▸ **Task**: Write out the entire listing below exactly, with the pictures left out.
:: Data segment ::
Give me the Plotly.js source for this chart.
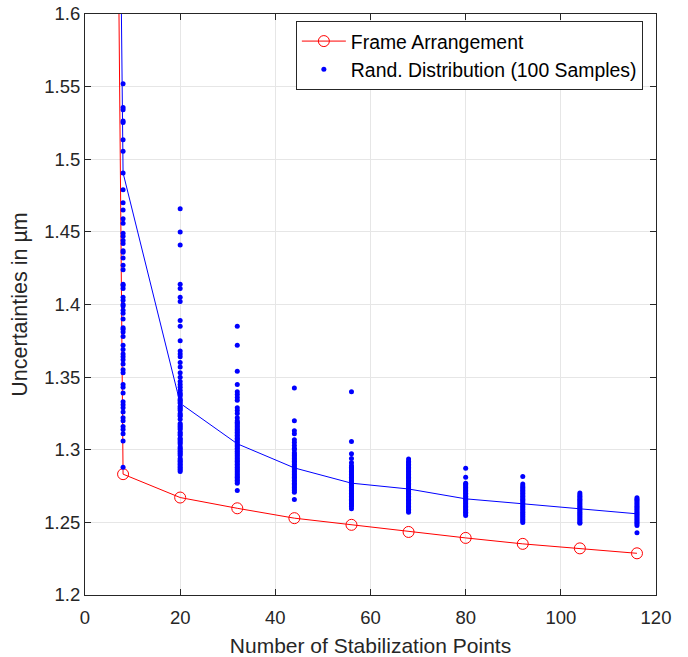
<!DOCTYPE html>
<html>
<head>
<meta charset="utf-8">
<script src="https://cdn.plot.ly/plotly-3.0.1.min.js"></script>
<style>html,body{margin:0;padding:0;background:#fff;}#chart{width:688px;height:657px;}</style>
</head>
<body>
<div id="chart"></div>
<script>
// Stabilization point counts
const points = [4, 8, 20, 32, 44, 56, 68, 80, 92, 104, 116];
// Frame arrangement uncertainty (µm)
const frameArrangement = [2.76, 1.2832, 1.2671, 1.2597, 1.2529, 1.2483, 1.2434, 1.2393, 1.2352, 1.2321, 1.2287];
// Mean of the random distribution (µm)
const randMean = [2.75, 1.4906, 1.332, 1.3041, 1.2875, 1.277, 1.273, 1.2662, 1.2628, 1.2593, 1.2559];

// Random distribution samples per point count
const s8 = [1.552,1.5356,1.534,1.5264,1.5253,1.5135,1.5055,1.4906,1.479,1.470,1.465,1.459,1.456,1.449,1.447,1.444,1.442,1.437,1.436,1.432,1.427,1.424,1.414,1.413,1.411,1.405,1.403,1.400,1.399,1.396,1.394,1.390,1.384,1.383,1.381,1.378,1.372,1.369,1.366,1.364,1.362,1.359,1.355,1.353,1.345,1.343,1.339,1.333,1.331,1.329,1.326,1.322,1.320,1.316,1.314,1.311,1.306,1.288];
const s20 = [1.466,1.450,1.441,1.414,1.411,1.405,1.402,1.389,1.385,1.375,1.368,1.366,1.364,1.360,1.357,1.353,1.350,1.347,1.345,1.343,1.341,1.339,1.338,1.337,1.335,1.334,1.333,1.332,1.330,1.329,1.328,1.327,1.325,1.324,1.323,1.321,1.318,1.317,1.316,1.315,1.314,1.312,1.311,1.310,1.308,1.307,1.306,1.305,1.304,1.302,1.301,1.300,1.299,1.298,1.297,1.296,1.294,1.293,1.292,1.291,1.290,1.289,1.288,1.287,1.286,1.285];
const s32 = [1.385,1.372,1.354,1.345,1.340,1.338,1.336,1.334,1.329,1.327,1.325,1.322,1.320,1.319,1.318,1.317,1.316,1.315,1.314,1.313,1.312,1.311,1.310,1.309,1.308,1.307,1.306,1.305,1.304,1.303,1.302,1.301,1.300,1.299,1.298,1.297,1.296,1.295,1.294,1.293,1.292,1.291,1.290,1.289,1.288,1.287,1.286,1.285,1.284,1.283,1.282,1.281,1.280,1.279,1.278,1.277,1.272];
const s44 = [1.3425,1.320,1.313,1.311,1.3068,1.305,1.303,1.301,1.300,1.298,1.297,1.296,1.295,1.294,1.293,1.292,1.291,1.290,1.289,1.288,1.287,1.286,1.285,1.284,1.283,1.282,1.281,1.280,1.279,1.278,1.277,1.276,1.275,1.274,1.273,1.272,1.2707,1.2657];
const s56 = [1.340,1.3057,1.2972,1.294,1.291,1.289,1.288,1.287,1.286,1.285,1.284,1.283,1.282,1.281,1.280,1.279,1.278,1.277,1.276,1.275,1.274,1.273,1.272,1.271,1.270,1.269,1.268,1.267,1.266,1.265,1.264,1.263,1.262,1.261,1.2593];
const s68 = [1.2936,1.292,1.291,1.290,1.289,1.288,1.287,1.286,1.285,1.284,1.283,1.282,1.281,1.280,1.279,1.278,1.277,1.276,1.275,1.274,1.273,1.272,1.271,1.270,1.269,1.268,1.267,1.266,1.265,1.264,1.263,1.262,1.261,1.260,1.259,1.258,1.257];
const s80 = [1.2873,1.2811,1.277,1.276,1.275,1.274,1.273,1.272,1.271,1.270,1.269,1.268,1.267,1.266,1.265,1.264,1.263,1.262,1.261,1.260,1.259,1.258,1.257,1.256,1.2548];
const s92 = [1.2816,1.2765,1.275,1.274,1.273,1.272,1.271,1.270,1.269,1.268,1.267,1.266,1.265,1.264,1.263,1.262,1.261,1.260,1.259,1.258,1.257,1.256,1.255,1.254,1.253,1.252,1.251,1.250];
const s104 = [1.2703,1.269,1.268,1.267,1.266,1.265,1.264,1.263,1.262,1.261,1.260,1.259,1.258,1.257,1.256,1.255,1.254,1.253,1.252,1.251,1.250,1.2494];
const s116 = [1.2669,1.266,1.265,1.264,1.263,1.262,1.261,1.260,1.259,1.258,1.257,1.256,1.255,1.254,1.253,1.252,1.251,1.250,1.249,1.2478,1.2428];

const sampleCols = [8, 20, 32, 44, 56, 68, 80, 92, 104, 116];
const sampleSets = [s8, s20, s32, s44, s56, s68, s80, s92, s104, s116];

const xTickVals = [0, 20, 40, 60, 80, 100, 120];
const yTickVals = [1.2, 1.25, 1.3, 1.35, 1.4, 1.45, 1.5, 1.55, 1.6];
const yTickText = ['1.2', '1.25', '1.3', '1.35', '1.4', '1.45', '1.5', '1.55', '1.6'];

const sx = [], sy = [];
sampleSets.forEach((arr, i) => arr.forEach(v => { sx.push(sampleCols[i]); sy.push(v); }));

const FONT = '"Liberation Sans", Arial, Helvetica, sans-serif';
const INK = '#262626';

const traces = [
  {
    x: points, y: frameArrangement, name: 'Frame Arrangement',
    type: 'scatter', mode: 'lines+markers',
    line: {color: '#ff0000', width: 1},
    marker: {symbol: 'circle-open', size: 11, color: '#ff0000', line: {width: 1, color: '#ff0000'}},
    cliponaxis: true
  },
  {
    x: sx, y: sy, name: 'Rand. Distribution (100 Samples)',
    type: 'scatter', mode: 'markers',
    marker: {symbol: 'circle', size: 5, color: '#0000ff'},
    cliponaxis: true
  },
  {
    x: points, y: randMean, name: 'Mean', showlegend: false,
    type: 'scatter', mode: 'lines',
    line: {color: '#0000ff', width: 1},
    cliponaxis: true
  }
];

const axisCommon = {
  showline: true, linecolor: INK, linewidth: 1, mirror: 'ticks',
  ticks: 'inside', ticklen: 6, tickwidth: 1, tickcolor: INK,
  showgrid: true, gridcolor: '#e6e6e6', gridwidth: 1, zeroline: false,
  tickfont: {family: FONT, size: 18.5, color: INK}
};

const layout = {
  width: 688, height: 657,
  margin: {l: 85, r: 32, t: 14, b: 62},
  paper_bgcolor: '#ffffff', plot_bgcolor: '#ffffff',
  font: {family: FONT, color: INK},
  showlegend: true,
  xaxis: Object.assign({}, axisCommon, {
    range: [0, 120], tickmode: 'array', tickvals: xTickVals,
    ticklabelstandoff: 6,
    title: {text: 'Number of Stabilization Points', font: {family: FONT, size: 21, color: INK}, standoff: 11}
  }),
  yaxis: Object.assign({}, axisCommon, {
    range: [1.2, 1.6], tickmode: 'array', tickvals: yTickVals, ticktext: yTickText,
    title: {text: 'Uncertainties in µm', font: {family: FONT, size: 21.5, color: INK}, standoff: 10}
  }),
  legend: {
    x: 0.977, xanchor: 'right', y: 0.988, yanchor: 'top',
    bgcolor: '#ffffff', bordercolor: INK, borderwidth: 1,
    font: {family: FONT, size: 19.4, color: '#000000'},
    itemwidth: 44
  }
};

Plotly.newPlot('chart', traces, layout, {displayModeBar: false, staticPlot: true});
</script>
</body>
</html>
:::
▸ **Exercise result**:
Give me the Plotly.js source for this chart.
<!DOCTYPE html>
<html>
<head>
<meta charset="utf-8">
<script src="https://cdn.plot.ly/plotly-3.0.1.min.js"></script>
<style>html,body{margin:0;padding:0;background:#fff;}#chart{width:688px;height:657px;}</style>
</head>
<body>
<div id="chart"></div>
<script>
// Stabilization point counts
const points = [4, 8, 20, 32, 44, 56, 68, 80, 92, 104, 116];
// Frame arrangement uncertainty (µm)
const frameArrangement = [2.76, 1.2832, 1.2671, 1.2597, 1.2529, 1.2483, 1.2434, 1.2393, 1.2352, 1.2321, 1.2287];
// Mean of the random distribution (µm)
const randMean = [2.75, 1.4906, 1.332, 1.3041, 1.2875, 1.277, 1.273, 1.2662, 1.2628, 1.2593, 1.2559];

// Random distribution samples per point count
const s8 = [1.552,1.5356,1.534,1.5264,1.5253,1.5135,1.5055,1.4906,1.479,1.470,1.465,1.459,1.456,1.449,1.447,1.444,1.442,1.437,1.436,1.432,1.427,1.424,1.414,1.413,1.411,1.405,1.403,1.400,1.399,1.396,1.394,1.390,1.384,1.383,1.381,1.378,1.372,1.369,1.366,1.364,1.362,1.359,1.355,1.353,1.345,1.343,1.339,1.333,1.331,1.329,1.326,1.322,1.320,1.316,1.314,1.311,1.306,1.288];
const s20 = [1.466,1.450,1.441,1.414,1.411,1.405,1.402,1.389,1.385,1.375,1.368,1.366,1.364,1.360,1.357,1.353,1.350,1.347,1.345,1.343,1.341,1.339,1.338,1.337,1.335,1.334,1.333,1.332,1.330,1.329,1.328,1.327,1.325,1.324,1.323,1.321,1.318,1.317,1.316,1.315,1.314,1.312,1.311,1.310,1.308,1.307,1.306,1.305,1.304,1.302,1.301,1.300,1.299,1.298,1.297,1.296,1.294,1.293,1.292,1.291,1.290,1.289,1.288,1.287,1.286,1.285];
const s32 = [1.385,1.372,1.354,1.345,1.340,1.338,1.336,1.334,1.329,1.327,1.325,1.322,1.320,1.319,1.318,1.317,1.316,1.315,1.314,1.313,1.312,1.311,1.310,1.309,1.308,1.307,1.306,1.305,1.304,1.303,1.302,1.301,1.300,1.299,1.298,1.297,1.296,1.295,1.294,1.293,1.292,1.291,1.290,1.289,1.288,1.287,1.286,1.285,1.284,1.283,1.282,1.281,1.280,1.279,1.278,1.277,1.272];
const s44 = [1.3425,1.320,1.313,1.311,1.3068,1.305,1.303,1.301,1.300,1.298,1.297,1.296,1.295,1.294,1.293,1.292,1.291,1.290,1.289,1.288,1.287,1.286,1.285,1.284,1.283,1.282,1.281,1.280,1.279,1.278,1.277,1.276,1.275,1.274,1.273,1.272,1.2707,1.2657];
const s56 = [1.340,1.3057,1.2972,1.294,1.291,1.289,1.288,1.287,1.286,1.285,1.284,1.283,1.282,1.281,1.280,1.279,1.278,1.277,1.276,1.275,1.274,1.273,1.272,1.271,1.270,1.269,1.268,1.267,1.266,1.265,1.264,1.263,1.262,1.261,1.2593];
const s68 = [1.2936,1.292,1.291,1.290,1.289,1.288,1.287,1.286,1.285,1.284,1.283,1.282,1.281,1.280,1.279,1.278,1.277,1.276,1.275,1.274,1.273,1.272,1.271,1.270,1.269,1.268,1.267,1.266,1.265,1.264,1.263,1.262,1.261,1.260,1.259,1.258,1.257];
const s80 = [1.2873,1.2811,1.277,1.276,1.275,1.274,1.273,1.272,1.271,1.270,1.269,1.268,1.267,1.266,1.265,1.264,1.263,1.262,1.261,1.260,1.259,1.258,1.257,1.256,1.2548];
const s92 = [1.2816,1.2765,1.275,1.274,1.273,1.272,1.271,1.270,1.269,1.268,1.267,1.266,1.265,1.264,1.263,1.262,1.261,1.260,1.259,1.258,1.257,1.256,1.255,1.254,1.253,1.252,1.251,1.250];
const s104 = [1.2703,1.269,1.268,1.267,1.266,1.265,1.264,1.263,1.262,1.261,1.260,1.259,1.258,1.257,1.256,1.255,1.254,1.253,1.252,1.251,1.250,1.2494];
const s116 = [1.2669,1.266,1.265,1.264,1.263,1.262,1.261,1.260,1.259,1.258,1.257,1.256,1.255,1.254,1.253,1.252,1.251,1.250,1.249,1.2478,1.2428];

const sampleCols = [8, 20, 32, 44, 56, 68, 80, 92, 104, 116];
const sampleSets = [s8, s20, s32, s44, s56, s68, s80, s92, s104, s116];

const xTickVals = [0, 20, 40, 60, 80, 100, 120];
const yTickVals = [1.2, 1.25, 1.3, 1.35, 1.4, 1.45, 1.5, 1.55, 1.6];
const yTickText = ['1.2', '1.25', '1.3', '1.35', '1.4', '1.45', '1.5', '1.55', '1.6'];

const sx = [], sy = [];
sampleSets.forEach((arr, i) => arr.forEach(v => { sx.push(sampleCols[i]); sy.push(v); }));

const FONT = '"Liberation Sans", Arial, Helvetica, sans-serif';
const INK = '#262626';

const traces = [
  {
    x: points, y: frameArrangement, name: 'Frame Arrangement',
    type: 'scatter', mode: 'lines+markers',
    line: {color: '#ff0000', width: 1},
    marker: {symbol: 'circle-open', size: 11, color: '#ff0000', line: {width: 1, color: '#ff0000'}},
    cliponaxis: true
  },
  {
    x: sx, y: sy, name: 'Rand. Distribution (100 Samples)',
    type: 'scatter', mode: 'markers',
    marker: {symbol: 'circle', size: 5, color: '#0000ff'},
    cliponaxis: true
  },
  {
    x: points, y: randMean, name: 'Mean', showlegend: false,
    type: 'scatter', mode: 'lines',
    line: {color: '#0000ff', width: 1},
    cliponaxis: true
  }
];

const axisCommon = {
  showline: true, linecolor: INK, linewidth: 1, mirror: 'ticks',
  ticks: 'inside', ticklen: 6, tickwidth: 1, tickcolor: INK,
  showgrid: true, gridcolor: '#e6e6e6', gridwidth: 1, zeroline: false,
  tickfont: {family: FONT, size: 18.5, color: INK}
};

const layout = {
  width: 688, height: 657,
  margin: {l: 85, r: 32, t: 14, b: 62},
  paper_bgcolor: '#ffffff', plot_bgcolor: '#ffffff',
  font: {family: FONT, color: INK},
  showlegend: true,
  xaxis: Object.assign({}, axisCommon, {
    range: [0, 120], tickmode: 'array', tickvals: xTickVals,
    ticklabelstandoff: 6,
    title: {text: 'Number of Stabilization Points', font: {family: FONT, size: 21, color: INK}, standoff: 11}
  }),
  yaxis: Object.assign({}, axisCommon, {
    range: [1.2, 1.6], tickmode: 'array', tickvals: yTickVals, ticktext: yTickText,
    title: {text: 'Uncertainties in µm', font: {family: FONT, size: 21.5, color: INK}, standoff: 10}
  }),
  legend: {
    x: 0.977, xanchor: 'right', y: 0.988, yanchor: 'top',
    bgcolor: '#ffffff', bordercolor: INK, borderwidth: 1,
    font: {family: FONT, size: 19.4, color: '#000000'},
    itemwidth: 44
  }
};

Plotly.newPlot('chart', traces, layout, {displayModeBar: false, staticPlot: true});
</script>
</body>
</html>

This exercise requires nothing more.